LIGO-Virgo-KAGRA Collaboration Reports Historic Black Hole Merger

The LIGO-Virgo-KAGRA (LVK) Collaboration has made a groundbreaking discovery after detecting the merger of the most massive black holes ever recorded through gravitational waves. This monumental event, designated GW231123, occurred on November 23, 2023, during the fourth observing run of the LVK network, utilizing the advanced capabilities of the U.S. National Science Foundation (NSF)-funded LIGO observatories.

The merger produced a black hole with a mass approximately 225 times that of the Sun, surpassing the previous record set by the GW190521 event in 2021, which resulted in a black hole of 140 solar masses. LIGO, the Laser Interferometer Gravitational-Wave Observatory, initially made history in 2015 by detecting gravitational waves for the first time, after which it partnered with the Virgo detector in Italy and KAGRA in Japan to form the LVK Collaboration, collectively observing over 200 black hole mergers in this current observational run.

According to Dr. Mark Hannam, a physicist at Cardiff University and a member of the LVK Collaboration, "This is the most massive black hole binary we've observed through gravitational waves, and it presents a real challenge to our understanding of black hole formation. Black holes this massive are forbidden through standard stellar evolution models. One possibility is that the two black holes in this binary formed through earlier mergers of smaller black holes." This observation sheds light on the complexities of black hole formation and the intricate dynamics involved in such massive cosmic events.

The detection of GW231123 pushes the limits of current gravitational-wave detection technology and theoretical models. As described by Dr. Charlie Hoy, a member of the LVK from the University of Portsmouth, "The black holes appear to be spinning very rapidly—near the limit allowed by Einstein's theory of general relativity. That makes the signal difficult to model and interpret. It's an excellent case study for pushing forward the development of our theoretical tools."

The implications of this discovery extend beyond mere astronomical curiosity. As noted by Dave Reitze, executive director of LIGO at Caltech, "This observation once again demonstrates how gravitational waves uniquely reveal the fundamental and exotic nature of black holes throughout the universe." Understanding black hole mergers contributes significantly to astrophysics, particularly in enhancing our knowledge of gravitational waves and their sources.

Researchers are actively working to refine their analysis of GW231123 and to improve the models used to interpret such extreme events. Gregorio Carullo from the University of Birmingham emphasized, "It will take years for the community to fully unravel this intricate signal pattern and all its implications. Despite the most likely explanation remaining a black hole merger, more complex scenarios could be the key to deciphering its unexpected features. Exciting times ahead!"

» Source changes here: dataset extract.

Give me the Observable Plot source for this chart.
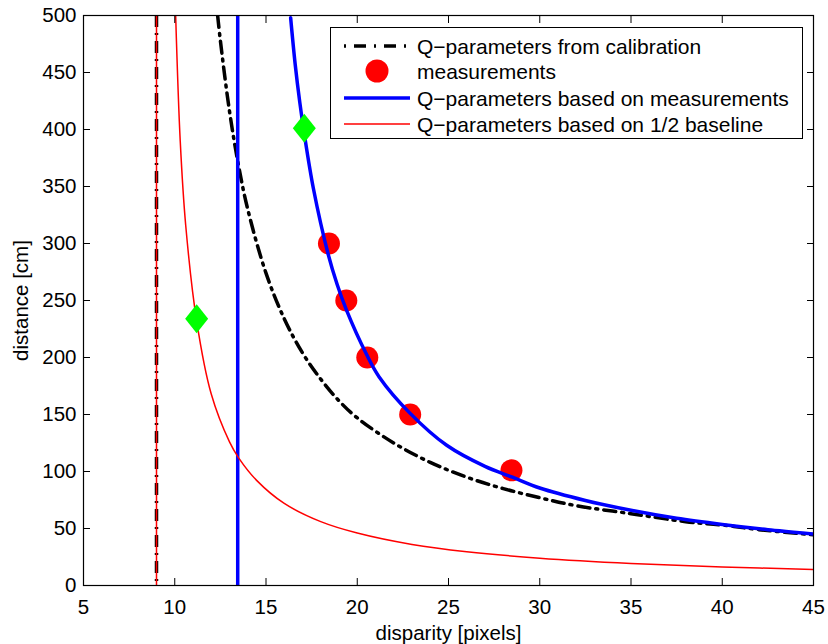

The fourth observing run of the LVK began in May 2023, with additional observations expected to be published in January 2024. The event will be presented at the 24th International Conference on General Relativity and Gravitation (GR24) and the 16th Edoardo Amaldi Conference on Gravitational Waves, taking place in Glasgow, Scotland, from July 14 to July 18, 2025. This discovery further emphasizes the potential of gravitational-wave astronomy to unlock ongoing mysteries in the cosmos.

Funding for LIGO comes from the NSF, with operational support provided by Caltech and MIT. The Advanced LIGO project has also received contributions from international partners, including the Max Planck Society in Germany and the Science and Technology Facilities Council in the UK. The Virgo detector is hosted by the European Gravitational Observatory near Pisa, Italy, and KAGRA operates under the auspices of the University of Tokyo in Japan. The collaborative efforts of more than 1,600 scientists worldwide highlight the global investment in advancing our understanding of the universe through gravitational wave research.